Hace algunos años participé en la edición de una serie de libros infantiles nórdicos traducidos al castellano. Entusiasmada por la experiencia, traduje luego un libro infantil cuyos derechos habíamos comprado a una editorial portuguesa. Ambas experiencias me permitieron reflexionar –un poco sobre la marcha, al enfrentarme a dificultades que no había imaginado– sobre cómo nos acercamos a un texto que nació en otra lengua y cómo enfrentamos los problemas que surgen en el camino.

Traducir literatura infantil es una tarea tan compleja como traducir literatura para adultos. Editarla también. Creo que todavía existe la percepción, afortunadamente en retirada, de que la literatura infantil es un género menor e imagino que algo de esta idea permea al ámbito de su traducción. Pero, y aunque parezca obvio, un texto sencillo no es lo mismo que un texto simple. Se trata de lograr que los lectores puedan comprender sin caer en redacciones simplonas o adecuaciones simplificadoras. Las tareas son encontrar esas palabras ricas en significados que formen parte del vocabulario que manejan o pueden manejar los lectores, construir estructuras correctas que faciliten la lectura y mantengan el ritmo, presentar figuras complejas que sean al mismo tiempo desafiantes y comprensibles, intervenir solo lo estrictamente necesario y estar dispuesta a desaparecer. La traducción de textos infantiles es un área que entrelaza diferentes disciplinas y una debe tener la habilidad de moverse entre ellas con soltura.

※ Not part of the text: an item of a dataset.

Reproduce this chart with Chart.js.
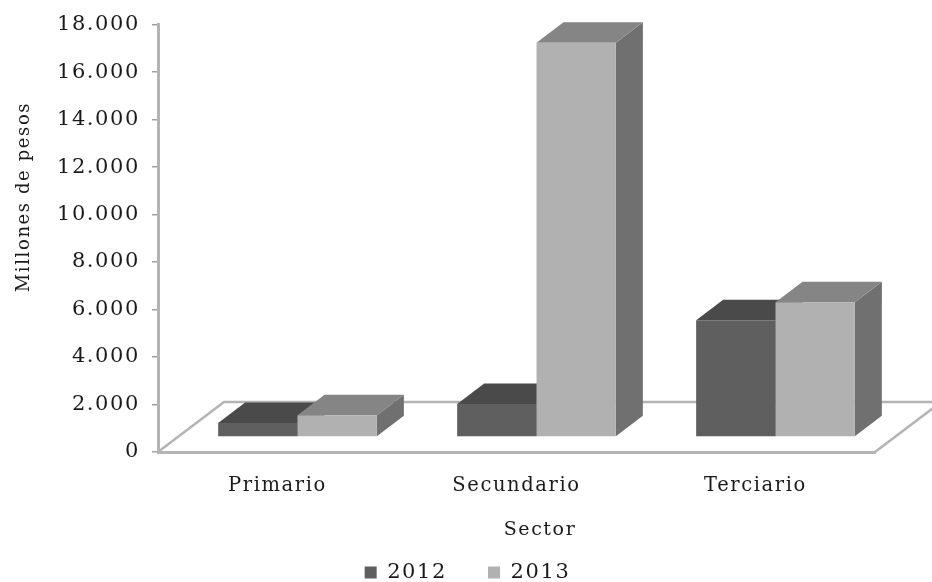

Otra cuestión que me parece relevante es que no solo se traducen palabras sino también formas de entender y percibir el mundo. Como es casi imposible traducir un texto sin alterar de alguna manera su significado, es muy importante equilibrar el respeto y cuidado hacia el original al transformarlo para que su mensaje llegue al lector. Pero ¿cuál es esa justa medida?, ¿cómo lograrla? Conocer la producción del autor y sus contextos culturales, sociales y estéticos es de gran ayuda. Si tuviéramos que traducir un texto de economía, publicar un documento jurídico o editar poesía, ¿dejaríamos esta tarea a una persona que conociera el idioma pero que no tuviera experiencia o formación específica en ese campo particular? Entonces, ¿por qué sí estamos dispuestos a hacerlo cuando se trata de un libro infantil? En algunos casos podemos conversar estas cuestiones con el autor –¡o con el ilustrador!, la gran mayoría de los libros infantiles son ilustrados y en ellos interactúan ambos códigos– y el diálogo siempre facilitará la tarea de encontrar soluciones. En ausencia del autor para discutir y proponer, el traductor debe ser nuestra contraparte.

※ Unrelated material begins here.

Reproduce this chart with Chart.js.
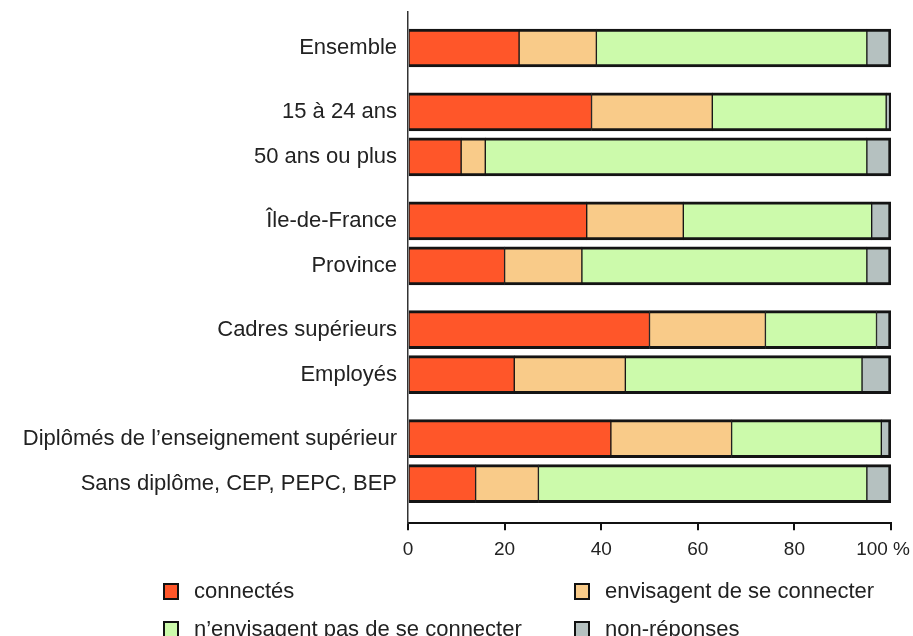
<!DOCTYPE html>
<html lang="fr">
<head>
<meta charset="utf-8">
<title>Connexion à Internet</title>
<script src="https://cdn.jsdelivr.net/npm/chart.js@4.4.1/dist/chart.umd.min.js"></script>
<style>
  html, body { margin: 0; padding: 0; background: #fff; }
  #wrap { position: relative; width: 913px; height: 636px; overflow: hidden; }
  #legend { position: absolute; left: 0; top: 0; font-family: "Liberation Sans", Arial, sans-serif; font-size: 22px; color: #222; }
  .item { position: absolute; display: flex; align-items: center; height: 26px; white-space: nowrap; }
  .box { width: 12px; height: 13px; border: 2px solid #111; margin-right: 15px; }
</style>
</head>
<body>
<div id="wrap">
  <canvas id="chart" width="913" height="636"></canvas>
  <div id="legend"></div>
</div>
<script>
// rows, grouped as in the original figure (a small gap between groups)
const groups = [
  ["Ensemble"],
  ["15 à 24 ans", "50 ans ou plus"],
  ["Île-de-France", "Province"],
  ["Cadres supérieurs", "Employés"],
  ["Diplômés de l’enseignement supérieur", "Sans diplôme, CEP, PEPC, BEP"],
];
const categories = groups.flat();

// shares in %
const connectes = [23, 38, 11, 37, 20, 50, 22, 42, 14];
const envisagent = [16, 25, 5, 20, 16, 24, 23, 25, 13];
const nEnvisagentPas = [56, 36, 79, 39, 59, 23, 49, 31, 68];
const nonReponses = [5, 1, 5, 4, 5, 3, 6, 2, 5];

const seriesNames = ["connectés", "envisagent de se connecter", "n’envisagent pas de se connecter", "non-réponses"];
const xTicks = [0, 20, 40, 60, 80, 100];
const xTickLabels = ["0", "20", "40", "60", "80", "100 %"];

const colors = ["#ff5629", "#f9cb89", "#ccfaab", "#b5c1c0"];
const GROUP_GAP = 0.42;

// row index on the y scale, with extra room between groups
const rowPos = [];
groups.forEach((g, gi) => {
  g.forEach(() => rowPos.push(rowPos.length + gi * GROUP_GAP));
});

const font = '"Liberation Sans", Arial, sans-serif';
const allSeries = [connectes, envisagent, nEnvisagentPas, nonReponses];

const datasets = allSeries.map((vals, si) => ({
  label: seriesNames[si],
  data: vals.map((v, i) => ({ x: v, y: rowPos[i] })),
  backgroundColor: colors[si],
  borderColor: "#141414",
  borderWidth: { top: 3, bottom: 3, left: 1, right: si === allSeries.length - 1 ? 3 : 1 },
  borderSkipped: false,
  barThickness: 38,
}));

const chart = new Chart(document.getElementById("chart"), {
  type: "bar",
  data: { datasets },
  options: {
    indexAxis: "y",
    responsive: false,
    animation: false,
    devicePixelRatio: 1,
    layout: { padding: { top: 12, bottom: 67, left: 0, right: 0 } },
    plugins: { legend: { display: false }, tooltip: { enabled: false } },
    scales: {
      x: {
        stacked: true,
        min: 0,
        max: 100,
        afterBuildTicks: (s) => { s.ticks = xTicks.map((v) => ({ value: v })); },
        afterFit: (s) => { s.paddingRight = 22; s.paddingLeft = 0; },
        ticks: {
          callback: (v, i) => (i === xTickLabels.length - 1 ? xTickLabels[i] + "   " : xTickLabels[i]),
          font: { family: font, size: 19 },
          color: "#222",
          padding: 8,
          maxRotation: 0,
        },
        grid: { display: true, drawOnChartArea: false, drawTicks: true, tickLength: 7, color: "#111", lineWidth: 2 },
        border: { display: true, color: "#111", width: 2 },
      },
      y: {
        type: "linear",
        stacked: true,
        reverse: true,
        offset: false,
        min: -0.8,
        max: 10.56,
        afterBuildTicks: (s) => { s.ticks = rowPos.map((v) => ({ value: v })); },
        afterFit: (s) => { s.width = 408; s.paddingTop = 0; s.paddingBottom = 0; },
        ticks: {
          autoSkip: false,
          callback: (v, i) => categories[i],
          font: { family: font, size: 22 },
          color: "#222",
          padding: 11,
        },
        grid: { display: false, drawTicks: false, offset: false },
        border: { display: true, color: "#333", width: 1.5 },
      },
    },
  },
});

// legend in two columns under the chart
const legendEl = document.getElementById("legend");
const legendCols = [163, 574];
const legendRows = [591, 629];
chart.data.datasets.forEach((ds, i) => {
  const item = document.createElement("div");
  item.className = "item";
  item.style.left = legendCols[i % 2] + "px";
  item.style.top = legendRows[Math.floor(i / 2)] - 13 + "px";
  item.innerHTML = `<span class="box" style="background:${ds.backgroundColor}"></span><span>${ds.label}</span>`;
  legendEl.appendChild(item);
});
</script>
</body>
</html>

Me parece fundamental que como industria editorial sigamos aportando a la valoración del trabajo del traductor incorporando en los proyectos de traducción de literatura infantil a profesionales hábiles en el manejo del idioma y conocedores de las características específicas del género y del público. También incluir sus nombres en páginas legales y portadas, gestionando recursos para remunerar adecuadamente su trabajo. ¿Un porcentaje de los derechos a todo evento, por ejemplo? Es un tema pendiente. Los esfuerzos que se han hecho hasta ahora en esta dirección demuestran que con ellos se fortalece la cadena del libro y que así se publican obras que impactan de manera perdurable en los lectores.